- DOS cover art
- Developer: Gray Design Associates
- Publisher: Gray Design Associates
- Designer: David Gray
- Artist: Gary Sirois
- Platforms: DOS, Windows
- Release: NA: 1992;
- Genre: Adventure
- Mode: Single-player

= Hugo III, Jungle of Doom! =

1992 video game

Hugo III, Jungle of Doom! (named Hugo's Amazon Adventure in the Hugo Trilogy re-release) is a parser-based adventure game designed by independent software developer David P. Gray and published as shareware by Gray Design Associates in 1992.

It follows Hugo's House of Horrors (1990) and Hugo II, Whodunit? (1991). The game uses the same text command format of the previous games, and is the first game in the series to feature custom artwork in every scene.

==Plot==
Following the events of Hugo II, Whodunit?, Hugo and Penelope depart from Great Uncle Horace's mansion by plane, only to crash in the Amazon rainforest. While exploring, Penelope is bitten by a large venomous spider. A native from the nearby tribe tells Hugo that he needs to find water from a magic lagoon, but Hugo finds that a streaming waterfall blocks his path. He visits the tribe to trade for supplies and escapes capture from a witch doctor. Then he finds an elephant and stuns it with a blowgun. The elephant lands in a stream, blocking it and cutting off the supply to the waterfall. Hugo goes to the lagoon, collects the water, and returns to heal Penelope before the two take off for home once more.

==Gameplay==
Hugo III retains the gameplay of the previous entries in the series. Hugo is controlled by the arrow keys on the keyboard, and other actions are input through the text parser at the bottom of the screen. This allows Hugo to describe what he sees, pick up objects, and interact with the environment. The game also provides a save/load function and a boss key to hide the program. In the Hugo Trilogy release, the text parser is supplemented by a point and click interface. Hugo III is the shortest game in the series.

==Development==

Artist Gary Sirois' talent for drawing trees led to the game's jungle setting.

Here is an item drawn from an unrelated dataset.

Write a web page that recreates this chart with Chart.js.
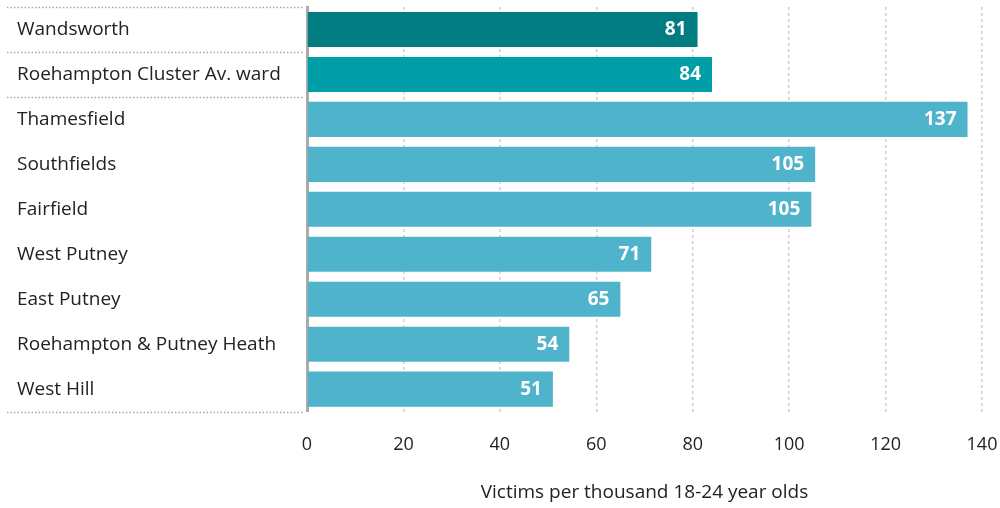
<!DOCTYPE html>
<html>
<head>
<meta charset="utf-8">
<script src="https://cdn.jsdelivr.net/npm/chart.js@4/dist/chart.umd.min.js"></script>
<style>
  html, body { margin: 0; padding: 0; background: #fff; }
  #wrap { width: 1000px; height: 508px; position: relative; }
</style>
</head>
<body>
<div id="wrap"><canvas id="grafico"></canvas></div>
<script>
// dados
const categorias = ['Wandsworth', 'Roehampton Cluster Av. ward', 'Thamesfield', 'Southfields', 'Fairfield', 'West Putney', 'East Putney', 'Roehampton & Putney Heath', 'West Hill'];
const valores = [81, 84, 137, 105.4, 104.6, 71.4, 65, 54.4, 51];
const rotulos = ['81', '84', '137', '105', '105', '71', '65', '54', '51'];
const cores = ['#017C80', '#009EA6', '#4FB3CB', '#4FB3CB', '#4FB3CB', '#4FB3CB', '#4FB3CB', '#4FB3CB', '#4FB3CB'];
const tituloX = 'Victims per thousand 18-24 year olds';

const fonte = "'Open Sans', 'Noto Sans', sans-serif";

// separadores pontilhados na coluna de nomes
const separadores = {
    id: 'separadores',
    afterDraw: function (chart) {
        const { ctx, chartArea, scales: { y } } = chart;
        const meio = (i) => (y.getPixelForValue(i) + y.getPixelForValue(i + 1)) / 2;
        const linhas = [chartArea.top, meio(0), meio(1), chartArea.bottom];
        ctx.save();
        ctx.strokeStyle = '#a8a8a8';
        ctx.lineWidth = 1.5;
        ctx.setLineDash([1.5, 2]);
        linhas.forEach(py => {
            ctx.beginPath();
            ctx.moveTo(7, Math.round(py) + 0.5);
            ctx.lineTo(chartArea.left - 4, Math.round(py) + 0.5);
            ctx.stroke();
        });
        ctx.restore();
    }
};

// valores dentro das barras
const valoresBarras = {
    id: 'valoresBarras',
    afterDatasetsDraw: function (chart) {
        const { ctx } = chart;
        const meta = chart.getDatasetMeta(0);
        ctx.save();
        ctx.font = 'bold 19px ' + fonte;
        ctx.fillStyle = '#ffffff';
        ctx.textAlign = 'right';
        ctx.textBaseline = 'middle';
        meta.data.forEach((bar, i) => {
            ctx.fillText(rotulos[i], bar.x - 11, bar.y);
        });
        ctx.restore();
    }
};

new Chart(document.getElementById('grafico'), {
    type: 'bar',
    data: {
        labels: categorias,
        datasets: [{
            data: valores,
            backgroundColor: cores,
            borderWidth: 0,
            barPercentage: 0.78,
            categoryPercentage: 1
        }]
    },
    options: {
        indexAxis: 'y',
        responsive: true,
        maintainAspectRatio: false,
        animation: false,
        layout: { padding: { top: 7, left: 17, right: 0, bottom: 4 } },
        plugins: {
            legend: { display: false },
            tooltip: { enabled: false }
        },
        scales: {
            x: {
                min: 0,
                max: 140,
                ticks: {
                    stepSize: 20,
                    padding: 22,
                    color: '#222',
                    font: { family: fonte, size: 18 }
                },
                grid: {
                    color: '#cfcfcf',
                    lineWidth: 1.5,
                    drawTicks: false
                },
                border: { display: false, dash: [3, 3] },
                title: {
                    display: true,
                    text: tituloX,
                    color: '#222',
                    font: { family: fonte, size: 19 },
                    padding: { top: 4, bottom: 0 }
                },
                afterFit: function (scale) {
                    scale.paddingRight = 18;
                }
            },
            y: {
                ticks: {
                    crossAlign: 'far',
                    color: '#222',
                    font: { family: fonte, size: 19 }
                },
                grid: { display: false },
                border: { display: true, color: '#ababab', width: 3 },
                afterFit: function (scale) {
                    scale.width = 290;
                    scale.paddingTop = 0;
                    scale.paddingBottom = 0;
                }
            }
        }
    },
    plugins: [separadores, valoresBarras]
});
</script>
</body>
</html>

The first two Hugo games were solo projects by David P. Gray, but with Hugo III, Gray enlisted the help of computer artist Gary Sirois for the game's graphics. Sirois' talent for drawing trees led to the game taking place in a jungle, though having the graphics professionally done increased the production cost and consequently caused the game to be the shortest in the series. Gray has admitted to having confusion in geography, transposing African elements such as an elephant to the South American locale. Hugo's character design has been noted for looking similar to Indiana Jones. Gray maintains this was not intentional, though admits to perhaps a subconscious influence, going on to state that Tarzan was a greater influence. Hugo III also features a few minor technical improvements from the first two, such as a perspective system that changes Hugo's size as he moves deeper into the playing field and a hint system if players get stuck.

== Reception ==
Andrew Morin of Adventure Classic Gaming praised the improved art design and the lower difficulty compared to the game's predecessors as well as the game's humor. Richard Cobbett of PC Gamer also praised the game art designed, but criticized the game as not being fun. Hugo III had no direct sequels, but the characters of Hugo and Penelope reappeared as the main characters of Nitemare 3D.